What is a computer science degree?

In a nutshell, computer science degrees deal with the theoretical foundations of information and computation, taking a scientific and practical approach to computation and its applications. Computation is defined as any type of calculation or use of computing technology that follows well-defined models (such as algorithms and protocols) in the practice of information processing (which in turn is defined as the use of these models to transform data in computers).

Computer science is considered by many of its practitioners to be a foundational science - one which makes other knowledge and achievements possible. The study of computer science involves systematically studying methodical processes (such as algorithms) in order to aid the acquisition, representation, processing, storage, communication of, and access to information. This is done by analyzing the feasibility, structure, expression and mechanization of these processes and how they relate to this information. In computer science, the term ‘information’ refers usually to information which is encoded in bits and bytes in computer memory.

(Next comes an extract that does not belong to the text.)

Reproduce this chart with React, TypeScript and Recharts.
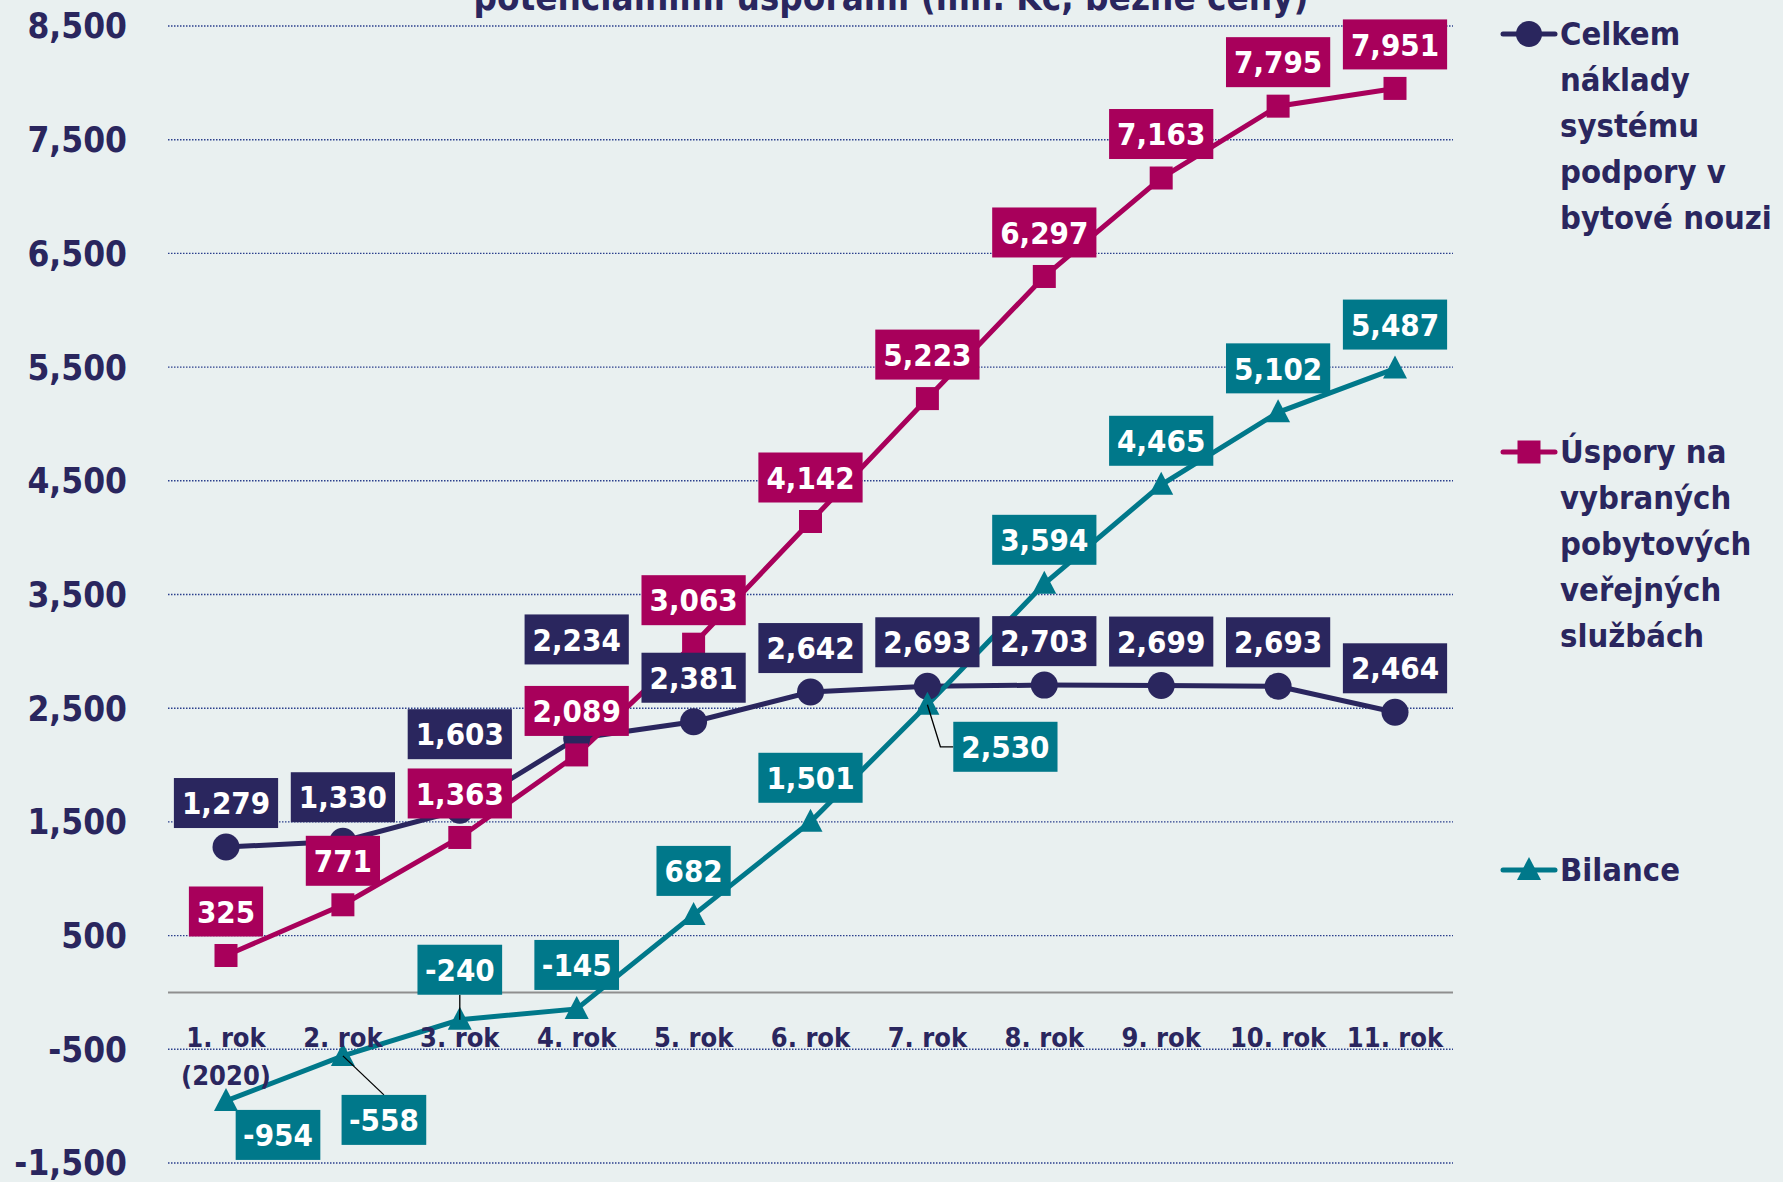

Some higher education institutions may use computer science (CS) as an umbrella term to cover various specialist and vocational degrees involving computers and technology. You may also find the term computer science being used to refer to information technology (IT) degrees, although many institutions now distinguish between the two (exactly how and where they draw this line varies). Make sure to check your chosen university’s course details closely.

Entry requirements for computer science degrees

Entry requirements for computer science degrees usually emphasize further mathematics, with some institutions asking for a background in physics. A background in psychology or sociology can provide an added dimension to your studies, as you would have gained an understanding of how humans process information, while other natural sciences may also be helpful.

Undergraduate applicants for computer science degrees will not usually be expected to have formally studied computer science before university. However, it is recommended that you pick up a programming language, to gain an understanding of what is involved. While generally accepted beginner languages include Python and C++, Haskell, Java and Pascal are all languages you may come across during your studies. On the other hand, you may find some institutions discourage students from learning programming beforehand to avoid students learning ‘bad’ programming habits early on. Some institutions offer joint courses, in which computer science is studied alongside subjects such as mathematics, engineering and computing.